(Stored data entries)
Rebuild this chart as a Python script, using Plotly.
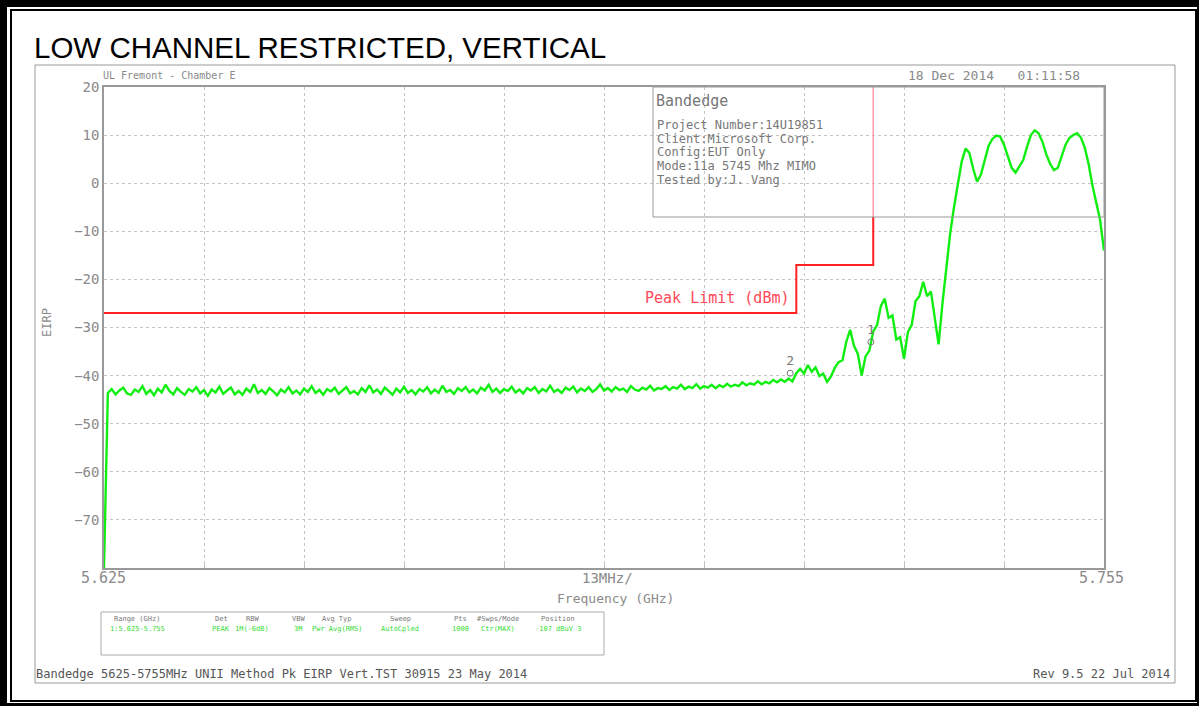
import numpy as np
import plotly.graph_objects as go

# sweep setup (GHz)
FREQ_START = 5.625
FREQ_STOP = 5.755
FREQ_STEP = 0.0005

# trace values (dBm EIRP), one per sweep step
EIRP_FLOOR = [
    -80.0,
    -43.6, -42.8, -43.9, -43.1, -42.5, -43.7, -44.0, -42.9, -43.4, -42.2,
    -43.8, -43.0, -44.1, -42.7, -43.5, -41.9, -43.2, -43.9, -42.6, -43.4,
    -44.0, -42.8, -43.3, -42.4, -43.7, -43.0, -44.2, -42.9, -43.5, -42.3,
    -43.8, -43.1, -42.5, -43.9, -43.2, -44.0, -42.7, -43.4, -41.8, -43.6,
    -43.0, -43.8, -42.6, -43.3, -44.1, -42.9, -43.5, -42.4, -43.7, -43.1,
    -43.9, -42.7, -43.4, -42.2, -43.6, -43.0, -44.0, -42.8, -43.3, -42.5,
    -43.8, -43.1, -42.4, -43.7, -43.2, -43.9, -42.6, -43.4, -42.0, -43.5,
    -42.9, -43.8, -42.5, -43.2, -44.0, -42.7, -43.5, -42.3, -43.6, -43.0,
    -43.9, -42.8, -43.3, -42.4, -43.7, -42.9, -43.6, -42.1, -43.4, -43.0,
    -43.8, -42.6, -43.2, -42.4, -43.5, -42.9, -43.7, -42.5, -43.1, -41.9,
    -43.4, -42.7, -43.6, -42.8, -43.2, -42.3, -43.5, -42.9, -43.7, -42.6,
    -43.1, -42.4, -43.6, -42.8, -43.3, -42.1, -43.4, -42.9, -43.6, -42.5,
    -43.0, -42.3, -43.5, -42.7, -43.2, -42.4, -43.4, -42.8, -41.8, -43.1,
    -42.6, -43.3, -42.4, -43.0, -42.7, -43.4, -42.2, -42.9, -43.2, -42.5,
    -42.9, -42.1, -43.1, -42.6, -42.8, -42.2, -43.0, -42.4, -42.7, -41.9,
    -42.8, -42.3, -42.6, -41.8, -42.7, -42.2, -42.5, -41.9, -42.6, -42.0,
    -42.4, -41.7, -42.3, -41.9, -42.2, -41.4, -42.0, -41.6, -41.9, -41.2,
    -41.8, -41.3, -41.6, -40.9, -41.4, -40.8, -41.3,
]
EIRP_EDGE = [
    -40.6, -41.2, -39.5, -38.6, -39.6, -37.8, -39.2, -38.3, -40.1, -39.6,
    -41.3, -40.2, -38.4, -37.2, -36.8, -33.0, -30.5, -33.8, -35.5, -40.0,
    -36.0, -34.8, -30.8, -29.5, -25.5, -24.0, -28.0, -27.5, -32.5, -32.0,
    -36.5, -31.0, -29.5, -24.5, -23.5, -20.5, -23.5, -22.5, -28.0, -33.5,
    -25.0, -17.0, -10.5, -5.0, -0.5, 4.5, 7.2, 6.3, 3.0, 0.3,
    1.8, 5.0, 7.8, 9.2, 9.9, 9.7, 8.0, 5.6, 3.2, 2.2,
    3.4, 4.8, 7.6, 10.0, 11.0, 10.4, 8.6, 6.0, 4.0, 2.7,
    3.2, 5.6, 8.0, 9.4, 10.0, 10.4, 9.5, 7.4, 4.0, -0.5,
    -4.0, -7.7, -14.0,
]
EIRP = EIRP_FLOOR + EIRP_EDGE

# peak limit line (GHz, dBm)
LIMIT_FREQ = [5.625, 5.715, 5.715, 5.725, 5.725]
LIMIT_DBM = [-27, -27, -17, -17, -7]
LIMIT_TOP_FREQ = [5.725, 5.725]
LIMIT_TOP_DBM = [-7, 20]

# markers
MARKER_FREQ = [5.7247, 5.7142]
MARKER_DBM = [-33.0, -39.5]
MARKER_LABELS = ["1", "2"]

Y_TICKS = [20, 10, 0, -10, -20, -30, -40, -50, -60, -70]

INFO_LINES = ["Project Number:14U19851", "Client:Microsoft Corp.", "Config:EUT Only",
              "Mode:11a 5745 Mhz MIMO", "Tested by:J. Vang"]
TABLE_HEAD = ["Range (GHz)", "Det", "RBW", "VBW", "Avg Typ", "Sweep", "Pts", "#Swps/Mode", "Position"]
TABLE_VALS = ["1:5.625-5.755", "PEAK", "1M(-6dB)", "3M", "Pwr Avg(RMS)", "AutoCpled", "1000", "Ctr(MAX)", "-107 dBuV 3"]
TABLE_X = [137, 221, 252, 298, 337, 400, 460, 498, 558]

freqs = FREQ_START + FREQ_STEP * np.arange(len(EIRP))
assert abs(freqs[-1] - FREQ_STOP) < 1e-9, len(EIRP)

W, H = 1199, 706
L, R, T, B = 104, 1104, 87, 568
MONO = "DejaVu Sans Mono"
GRAY = "#8a8a8a"


def px(x, y):
    return (x - L) / (R - L), (B - y) / (B - T)


fig = go.Figure()
fig.add_trace(go.Scatter(x=LIMIT_FREQ, y=LIMIT_DBM, mode="lines",
                         line=dict(color="#ff2020", width=2), hoverinfo="skip"))
fig.add_trace(go.Scatter(x=LIMIT_TOP_FREQ, y=LIMIT_TOP_DBM, mode="lines",
                         line=dict(color="#ff9aa8", width=1.5), hoverinfo="skip"))
fig.add_trace(go.Scatter(x=freqs, y=EIRP, mode="lines",
                         line=dict(color="#11ee11", width=2.4)))
fig.add_trace(go.Scatter(x=MARKER_FREQ, y=MARKER_DBM, mode="markers+text",
                         text=MARKER_LABELS, textposition="top center",
                         textfont=dict(family=MONO, size=13, color="#777"),
                         marker=dict(symbol="circle-open", size=6, color="#777", line=dict(width=1))))

annots = []


def text(x, y, s, size=12, color=GRAY, xanchor="left", family=MONO, angle=0):
    xp, yp = px(x, y)
    annots.append(dict(x=xp, y=yp, xref="paper", yref="paper", text=s, showarrow=False,
                       xanchor=xanchor, yanchor="middle", textangle=angle,
                       font=dict(family=family, size=size, color=color)))


text(32, 47, "LOW CHANNEL RESTRICTED, VERTICAL", 29.5, "#000", family="Liberation Sans")
text(101, 76, "UL Fremont - Chamber E", 10)
text(906, 75, "18 Dec 2014   01:11:58", 13)
text(47, 323, "EIRP", 12, angle=-90, xanchor="center")
text(103, 578, "5.625", 15, xanchor="center")
text(607, 578, "13MHz/", 14, xanchor="center")
text(1101, 578, "5.755", 15, xanchor="center")
text(615, 598, "Frequency (GHz)", 13, xanchor="center")
text(792, 298, "Peak Limit (dBm)", 15, "#ff4858", xanchor="right")
text(654, 101, "Bandedge", 15, "#777")
for i, s in enumerate(INFO_LINES):
    text(655, 125 + i * 13.7, s, 12, "#777")
for hx, h, v in zip(TABLE_X, TABLE_HEAD, TABLE_VALS):
    text(hx, 619, h, 7, "#777", xanchor="center")
    text(hx, 629, v, 7, "#33dd33", xanchor="center")
text(34, 674, "Bandedge 5625-5755MHz UNII Method Pk EIRP Vert.TST 30915 23 May 2014", 12, "#555")
text(1172, 674, "Rev 9.5 22 Jul 2014", 12, "#555", xanchor="right")

shapes = []


def rect(x0, y0, x1, y1, color="#999", width=1, fill=None):
    a, b = px(x0, y0)
    c, d = px(x1, y1)
    shapes.append(dict(type="rect", xref="paper", yref="paper", x0=a, y0=b, x1=c, y1=d,
                       line=dict(color=color, width=width if fill is None else 0),
                       fillcolor=fill))


rect(35, 65, 1175, 683, "#999")
rect(653, 87, 1104, 217, "#999")
rect(101, 612, 604, 655, "#aaa")
# double black page frame
rect(0, 0, 7, 706, fill="#000")
rect(0, 0, 1199, 7, fill="#000")
rect(1197, 0, 1199, 706, fill="#000")
rect(0, 703, 1199, 706, fill="#000")
rect(11, 10, 1196, 701, "#000", 2)

fig.update_layout(
    width=W, height=H,
    margin=dict(l=L, r=W - R, t=T, b=H - B, autoexpand=False),
    paper_bgcolor="white", plot_bgcolor="white",
    showlegend=False,
    annotations=annots, shapes=shapes,
    xaxis=dict(range=[FREQ_START, FREQ_STOP], tick0=FREQ_START, dtick=0.013,
               showgrid=True, gridcolor="#c4c4c4", griddash="dot", gridwidth=1,
               showline=True, linecolor="#999", linewidth=1.5, mirror=True,
               ticks="inside", ticklen=4, tickcolor="#bbb",
               showticklabels=False, zeroline=False),
    yaxis=dict(range=[-80, 20], tickvals=Y_TICKS,
               showgrid=True, gridcolor="#c4c4c4", griddash="dot", gridwidth=1,
               showline=True, linecolor="#999", linewidth=1.5, mirror=True,
               tickfont=dict(family=MONO, size=14, color=GRAY),
               zeroline=False),
)

# drop the browser's default 8px body margin so the figure sits at the page origin
fig.write_html("out.html", config={"displayModeBar": False},
               post_script="document.body.style.margin='0';document.body.style.overflow='hidden';")
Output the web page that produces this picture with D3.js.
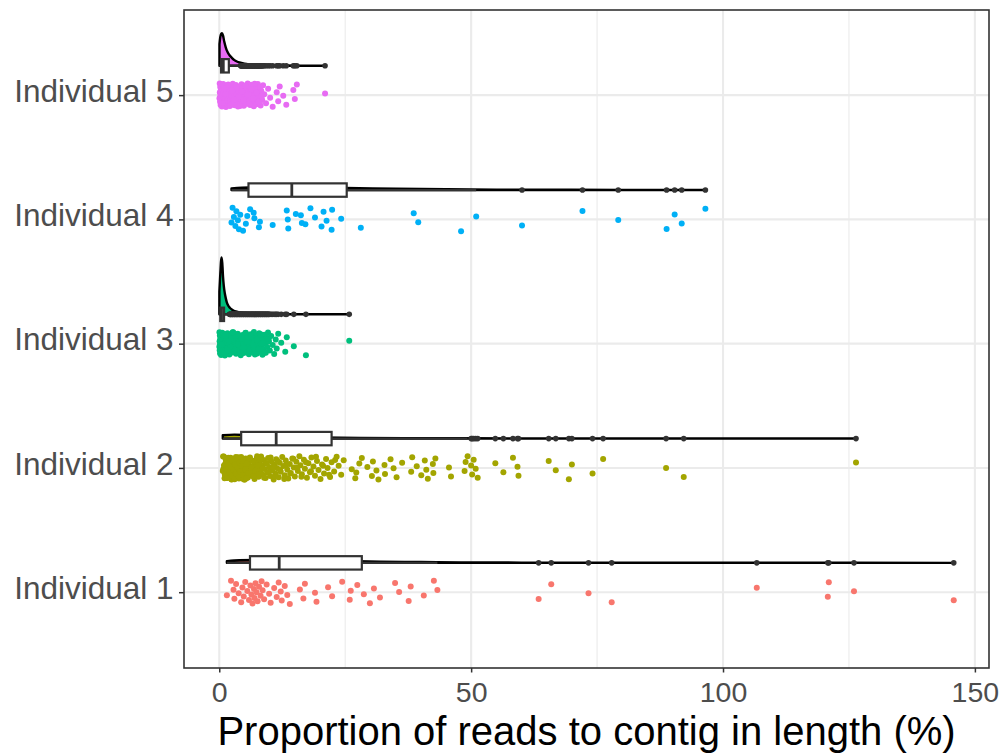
<!DOCTYPE html>
<html><head><meta charset="utf-8">
<script src="https://cdn.jsdelivr.net/npm/d3@7"></script>
<style>body{margin:0;background:#fff}svg{display:block}</style>
</head><body>
<svg id="chart" width="1002" height="755"></svg>
<script>
const categories = ["Individual 1","Individual 2","Individual 3","Individual 4","Individual 5"];
const groupColors = ["#F8766D","#A3A500","#00BF7D","#00B0F6","#E76BF3"];
const xTickValues = [0,50,100,150];
const xMinorValues = [25,75,125];
const xTitle = "Proportion of reads to contig in length (%)";

const values1 = [1.51,2.33,2.83,3.0,3.34,3.85,4.35,4.6,4.86,5.16,5.57,5.9,6.18,6.38,6.6,6.89,7.0,7.19,7.39,7.6,7.9,8.2,8.4,8.6,8.9,9.4,9.9,10.2,10.9,11.4,11.8,12.2,12.4,13.0,13.5,14.0,16.0,16.7,17.0,19.0,19.3,21.6,22.4,24.4,26.1,25.9,27.4,28.7,29.9,30.7,31.9,34.9,35.7,37.6,38.0,40.6,42.6,43.3,63.4,65.9,73.3,77.9,106.7,120.8,121.0,126.0,145.8];
const values2 = [0.7,0.9,1.0,1.1,1.3,1.3,1.4,1.6,1.7,1.8,1.9,2.0,2.1,2.2,2.4,2.5,2.5,2.7,2.8,2.9,3.0,3.2,3.3,3.4,3.5,3.7,3.8,3.9,4.0,4.2,4.3,4.4,4.6,4.7,4.8,5.0,5.1,5.3,5.4,5.5,5.7,5.8,6.0,6.1,6.3,6.5,6.6,6.8,7.0,7.1,7.3,7.4,7.6,7.8,8.0,8.1,8.3,8.5,8.7,8.8,9.0,9.2,9.4,9.6,9.7,9.9,10.1,10.3,10.5,10.8,11.0,11.2,11.3,11.5,11.8,12.0,12.2,12.5,12.7,13.0,13.2,13.5,13.7,14.0,14.2,14.5,14.8,15.0,15.3,15.6,15.9,16.1,16.4,16.8,17.0,17.4,17.7,18.0,18.3,18.7,19.0,19.4,19.7,20.1,20.4,20.8,21.2,21.5,22.0,22.3,22.8,23.3,23.7,24.2,24.7,
  0.8,1.05,1.2,1.45,1.55,1.75,1.95,2.15,2.3,2.45,2.6,2.75,2.95,3.1,3.25,3.45,3.6,3.75,3.95,4.1,4.25,4.5,4.65,4.9,5.05,5.25,5.45,5.6,5.85,6.2,
  0.75,0.95,1.15,1.35,1.5,1.65,1.85,2.05,2.25,2.35,2.55,2.65,2.85,3.05,3.15,3.35,3.55,3.65,3.85,4.05,4.15,4.35,4.55,4.75,4.85,5.15,5.35,5.5,5.75,5.95,6.4,6.7,6.9,7.2,7.5,7.7,7.9,8.2,8.6,8.9,9.3,9.8,10.2,10.7,11.1,11.6,12.1,12.9,13.4,14.1,14.7,15.5,16.3,17.2,18.2,19.2,20.6,21.8,23.0,
  26.3,27.0,27.8,27.2,28.3,29.4,30.3,30.5,31.2,31.6,32.8,32.9,34.0,34.6,35.2,36.3,38.1,38.3,39.2,40.1,40.8,41.1,41.4,42.4,42.5,42.9,45.6,46.0,48.9,48.7,49.3,50.0,50.2,50.5,50.9,51.3,54.8,56.4,58.3,59.2,59.4,65.4,66.8,69.4,70.0,74.1,76.2,88.7,92.2,126.4];
const values3 = [0.02,0.04,0.07,0.09,0.12,0.14,0.16,0.19,0.22,0.24,0.27,0.29,0.31,0.34,0.37,0.39,0.42,0.45,0.47,0.51,0.53,0.56,0.6,0.62,0.66,0.69,0.73,0.77,0.8,0.85,0.88,0.93,0.98,1.01,1.07,1.12,1.16,1.23,1.28,1.34,1.41,1.47,1.53,1.62,1.68,1.77,1.84,1.93,2.01,2.12,2.19,2.3,2.38,2.49,2.57,2.7,2.78,2.91,2.99,3.12,3.21,3.33,3.44,3.56,3.67,3.79,3.92,4.03,4.14,4.27,4.38,4.52,4.63,4.76,4.87,5.01,5.12,5.26,5.38,5.49,5.63,5.74,5.88,6.0,6.13,6.24,6.39,6.51,6.62,6.77,6.88,7.02,7.14,7.27,7.41,7.52,7.66,7.79,7.91,8.06,8.17,8.31,8.44,8.58,8.7,8.83,8.98,9.11,9.24,9.39,9.53,9.68,9.86,10.04,10.3,10.6,10.9,11.2,11.4,11.7,12.3,13.1,13.4,14.8,17.2,25.8,
  3.05,3.38,3.71,4.09,4.45,4.82,5.18,5.56,5.92,6.33,6.7,7.08,7.45,7.84,8.22,8.63,9.05,9.45,2.25,2.65,1.9,1.58,1.2,0.5,0.9,9.8];
const values4 = [2.43,2.64,2.9,3.2,3.4,3.69,3.9,4.17,5.28,6.13,6.97,7.87,6.83,8.07,4.72,5.56,10.6,13.4,13.6,13.7,15.2,16.4,18.1,19.0,20.3,20.7,21.3,22.3,16.2,17.1,22.4,24.2,28.1,38.6,39.5,48.0,51.0,60.1,72.1,79.2,88.8,90.4,91.8,96.5];
const values5 = [0.04,0.09,0.11,0.16,0.19,0.21,0.27,0.29,0.32,0.36,0.39,0.41,0.44,0.47,0.52,0.54,0.57,0.61,0.63,0.67,0.71,0.74,0.78,0.81,0.85,0.88,0.93,0.97,1.02,1.04,1.09,1.15,1.18,1.24,1.27,1.33,1.38,1.44,1.49,1.53,1.61,1.66,1.72,1.79,1.83,1.91,1.97,2.03,2.11,2.16,2.24,2.31,2.37,2.46,2.52,2.61,2.68,2.73,2.84,2.91,2.97,3.08,3.13,3.22,3.31,3.38,3.47,3.55,3.66,3.71,3.82,3.9,3.98,4.07,4.16,4.24,4.35,4.43,4.51,4.62,4.69,4.81,4.88,4.97,5.08,5.17,5.24,5.36,5.43,5.52,5.64,5.71,5.83,5.9,6.02,6.11,6.18,6.29,6.41,6.47,6.58,6.66,6.79,6.85,6.97,7.08,7.14,7.26,7.37,7.45,7.53,7.66,7.74,7.83,7.96,8.07,8.21,8.34,8.52,8.69,8.93,9.28,9.7,10.1,10.6,11.4,11.7,12.0,12.7,13.3,14.7,15.0,15.4,21.0,
  3.02,3.42,3.77,4.12,4.47,4.85,5.2,5.58,5.95,6.34,6.7,7.02,7.4,7.78,8.12,8.45,2.2,2.56,2.88,1.7,1.35,0.6,0.95];

const boxQ1 = [6.1,4.35,0.2,5.8,0.35];
const boxMedian = [11.9,11.3,0.45,14.4,0.8];
const boxQ3 = [28.3,22.3,0.95,25.3,1.9];
const whiskerLow = [1.51,0.7,0.02,2.43,0.04];
const whiskerHigh = [43.3,49.3,2.0,51.0,4.2];

const density1 = [[1.51,0.03],[4,0.045],[8,0.05],[12,0.045],[18,0.038],[25,0.03],[32,0.022],[40,0.014],[48,0.008],[60,0.005],[75,0.003],[90,0.002],[110,0.0015],[125,0.001],[145.8,0.0005]];
const density2 = [[0.7,0.06],[3,0.07],[6,0.06],[10,0.045],[15,0.032],[20,0.022],[28,0.013],[38,0.008],[50,0.005],[65,0.003],[80,0.002],[100,0.001],[126.4,0.0005]];
const density3 = [[0.02,0.40],[0.2,0.7],[0.35,0.93],[0.47,1.0],[0.6,0.9],[0.75,0.66],[0.9,0.5],[1.1,0.37],[1.3,0.28],[1.5,0.21],[1.8,0.15],[2.1,0.115],[2.5,0.085],[2.8,0.068],[3.3,0.05],[3.8,0.04],[4.5,0.03],[5.5,0.022],[7,0.015],[9,0.01],[11,0.007],[14,0.004],[18,0.002],[22,0.001],[25.8,0.0005]];
const density4 = [[2.43,0.03],[6,0.045],[12,0.05],[18,0.045],[25,0.035],[35,0.022],[45,0.013],[55,0.008],[65,0.005],[80,0.004],[90,0.004],[96.5,0.003]];
const density5 = [[0.04,0.38],[0.2,0.5],[0.4,0.565],[0.55,0.574],[0.75,0.53],[1.0,0.42],[1.3,0.32],[1.6,0.25],[2.0,0.19],[2.5,0.14],[3.0,0.1],[3.5,0.075],[4.0,0.058],[5.0,0.037],[6.0,0.025],[8.0,0.013],[10,0.008],[13,0.004],[16,0.002],[21,0.0005]];

const allValues = [values1,values2,values3,values4,values5];
const allDensity = [density1,density2,density3,density4,density5];

const panel = {left:184, right:989, top:10, bottom:668};
const x = d3.scaleLinear().domain([-7.0,152.8]).range([panel.left,panel.right]);
const y = d3.scaleLinear().domain([0.39,5.685]).range([panel.bottom,panel.top]);
const slabH = d3.scaleLinear().domain([0,1]).range([0,57]);
const boxOffset = 0.236;
const boxHalf = 6.7;
const jitterAmp = 0.095;
const font = "'Liberation Sans', Arial, Helvetica, sans-serif";

const svg = d3.select("#chart");
svg.append("rect").attr("width",1002).attr("height",755).attr("fill","#fff");

const grid = svg.append("g");
grid.selectAll("line.minor").data(xMinorValues).join("line")
  .attr("x1",d=>x(d)).attr("x2",d=>x(d)).attr("y1",panel.top).attr("y2",panel.bottom)
  .attr("stroke","#EBEBEB").attr("stroke-width",1.1);
grid.selectAll("line.majx").data(xTickValues).join("line")
  .attr("x1",d=>x(d)).attr("x2",d=>x(d)).attr("y1",panel.top).attr("y2",panel.bottom)
  .attr("stroke","#EBEBEB").attr("stroke-width",2.1);
grid.selectAll("line.majy").data(d3.range(1,categories.length+1)).join("line")
  .attr("x1",panel.left).attr("x2",panel.right).attr("y1",d=>y(d)).attr("y2",d=>y(d))
  .attr("stroke","#EBEBEB").attr("stroke-width",2.1);

const jit = i => (((i*0.6180339887 + 0.37) % 1) * 2 - 1);
const area = d3.area().curve(d3.curveMonotoneX);

categories.forEach((cat,k)=>{
  const vals = allValues[k];
  const col = groupColors[k];
  const base = y(k+1+boxOffset);
  const g = svg.append("g");
  area.x(d=>x(d[0])).y0(base).y1(d=>base - slabH(d[1]));
  g.append("path").datum(allDensity[k]).attr("d",area)
    .attr("fill",col).attr("stroke","#000").attr("stroke-width",2.4).attr("stroke-linejoin","round");
  g.append("line").attr("x1",x(whiskerLow[k])).attr("x2",x(boxQ1[k])).attr("y1",base).attr("y2",base)
    .attr("stroke","#333").attr("stroke-width",2.2);
  g.append("line").attr("x1",x(boxQ3[k])).attr("x2",x(whiskerHigh[k])).attr("y1",base).attr("y2",base)
    .attr("stroke","#333").attr("stroke-width",2.2);
  g.append("rect").attr("x",x(boxQ1[k])).attr("y",base-boxHalf)
    .attr("width",x(boxQ3[k])-x(boxQ1[k])).attr("height",2*boxHalf)
    .attr("fill","#fff").attr("stroke","#333").attr("stroke-width",2.2);
  g.append("line").attr("x1",x(boxMedian[k])).attr("x2",x(boxMedian[k]))
    .attr("y1",base-boxHalf).attr("y2",base+boxHalf).attr("stroke","#333").attr("stroke-width",2.8);
  g.selectAll("circle.out").data(vals.filter(v=>v>whiskerHigh[k]||v<whiskerLow[k])).join("circle")
    .attr("cx",d=>x(d)).attr("cy",base).attr("r",2.8).attr("fill","#333");
  g.selectAll("circle.pt").data(vals).join("circle")
    .attr("cx",d=>x(d)).attr("cy",(d,i)=>y(k+1+jit(i)*jitterAmp)).attr("r",3).attr("fill",col);
});

svg.append("rect").attr("x",panel.left).attr("y",panel.top)
  .attr("width",panel.right-panel.left).attr("height",panel.bottom-panel.top)
  .attr("fill","none").attr("stroke","#333").attr("stroke-width",1.6);

const xAxis = svg.append("g").attr("transform",`translate(0,${panel.bottom})`)
  .call(d3.axisBottom(x).tickValues(xTickValues).tickSize(4.5).tickPadding(9.3));
const yAxis = svg.append("g").attr("transform",`translate(${panel.left},0)`)
  .call(d3.axisLeft(y).tickValues(d3.range(1,categories.length+1)).tickFormat(i=>categories[i-1]).tickSize(5).tickPadding(5.5));
[xAxis,yAxis].forEach(a=>{
  a.select(".domain").remove();
  a.selectAll(".tick line").attr("stroke","#333").attr("stroke-width",1.5);
  a.selectAll(".tick text").attr("fill","#4D4D4D").style("font-family",font);
});
xAxis.selectAll(".tick text").style("font-size","28.5px");
yAxis.selectAll(".tick text").style("font-size","31.5px").attr("dy","0.2em");

svg.append("text").attr("x",(panel.left+panel.right)/2).attr("y",745)
  .attr("text-anchor","middle").attr("fill","#000")
  .style("font-family",font).style("font-size","40px").text(xTitle);
</script></body></html>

■ Work instructions ■
Transcribe exactly, with no pictures, the lines running from the first line of the material through the line holding "FREQ_STEP = 0.0005".

■ Correct response ■
Rebuild this chart as a Python script, using Plotly.
import numpy as np
import plotly.graph_objects as go

# sweep setup (GHz)
FREQ_START = 5.625
FREQ_STOP = 5.755
FREQ_STEP = 0.0005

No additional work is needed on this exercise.